**DATASET EXCERPT**
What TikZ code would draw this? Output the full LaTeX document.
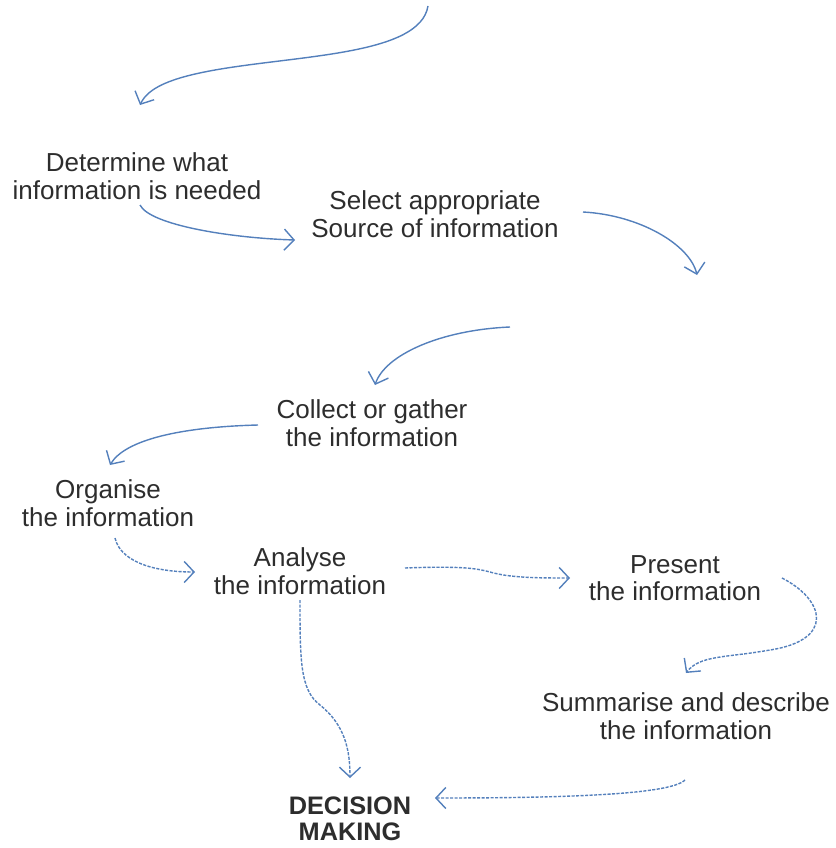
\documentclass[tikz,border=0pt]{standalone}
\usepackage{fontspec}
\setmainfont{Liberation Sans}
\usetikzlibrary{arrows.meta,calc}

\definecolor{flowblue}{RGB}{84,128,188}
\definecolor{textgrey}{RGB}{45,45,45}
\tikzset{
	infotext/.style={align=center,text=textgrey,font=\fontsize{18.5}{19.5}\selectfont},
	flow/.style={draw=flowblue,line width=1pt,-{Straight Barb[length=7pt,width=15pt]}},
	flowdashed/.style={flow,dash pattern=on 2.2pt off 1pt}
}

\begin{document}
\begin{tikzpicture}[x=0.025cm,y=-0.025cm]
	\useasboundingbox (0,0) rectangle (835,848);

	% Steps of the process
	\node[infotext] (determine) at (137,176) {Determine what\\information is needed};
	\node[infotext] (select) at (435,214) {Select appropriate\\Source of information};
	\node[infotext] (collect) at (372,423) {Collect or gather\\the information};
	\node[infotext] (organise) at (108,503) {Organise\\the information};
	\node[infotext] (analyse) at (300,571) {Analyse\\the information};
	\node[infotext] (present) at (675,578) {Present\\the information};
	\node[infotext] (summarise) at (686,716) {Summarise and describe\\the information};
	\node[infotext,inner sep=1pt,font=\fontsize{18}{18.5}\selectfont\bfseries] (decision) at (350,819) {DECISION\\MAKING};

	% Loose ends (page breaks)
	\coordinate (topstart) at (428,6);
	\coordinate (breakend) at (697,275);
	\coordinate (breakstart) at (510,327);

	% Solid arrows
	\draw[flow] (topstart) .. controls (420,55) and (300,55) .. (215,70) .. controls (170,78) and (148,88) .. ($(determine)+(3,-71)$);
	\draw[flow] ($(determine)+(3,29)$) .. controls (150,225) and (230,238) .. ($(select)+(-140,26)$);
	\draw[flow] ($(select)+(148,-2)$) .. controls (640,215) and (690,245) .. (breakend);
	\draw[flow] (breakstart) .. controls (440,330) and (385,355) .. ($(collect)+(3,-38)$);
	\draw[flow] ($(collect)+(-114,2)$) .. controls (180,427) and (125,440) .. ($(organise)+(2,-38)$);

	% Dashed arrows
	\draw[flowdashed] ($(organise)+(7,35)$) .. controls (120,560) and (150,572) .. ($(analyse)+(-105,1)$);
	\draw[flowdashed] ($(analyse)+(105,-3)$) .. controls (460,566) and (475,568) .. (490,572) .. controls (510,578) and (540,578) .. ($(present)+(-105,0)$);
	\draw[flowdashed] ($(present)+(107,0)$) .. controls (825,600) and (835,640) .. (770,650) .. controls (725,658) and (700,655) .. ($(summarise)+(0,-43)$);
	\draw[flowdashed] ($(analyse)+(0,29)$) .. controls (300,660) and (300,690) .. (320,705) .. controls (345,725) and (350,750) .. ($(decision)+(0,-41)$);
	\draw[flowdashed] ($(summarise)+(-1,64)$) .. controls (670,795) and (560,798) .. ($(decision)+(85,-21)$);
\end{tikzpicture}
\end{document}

**DIRECTIVE**
Write out exactly the lines between the start of the data and the line with "(0,0) rectangle (835,848);", including both, but none of the pictures.

**SOLUTION**
What TikZ code would draw this? Output the full LaTeX document.
\documentclass[tikz,border=0pt]{standalone}
\usepackage{fontspec}
\setmainfont{Liberation Sans}
\usetikzlibrary{arrows.meta,calc}

\definecolor{flowblue}{RGB}{84,128,188}
\definecolor{textgrey}{RGB}{45,45,45}
\tikzset{
	infotext/.style={align=center,text=textgrey,font=\fontsize{18.5}{19.5}\selectfont},
	flow/.style={draw=flowblue,line width=1pt,-{Straight Barb[length=7pt,width=15pt]}},
	flowdashed/.style={flow,dash pattern=on 2.2pt off 1pt}
}

\begin{document}
\begin{tikzpicture}[x=0.025cm,y=-0.025cm]
	\useasboundingbox (0,0) rectangle (835,848);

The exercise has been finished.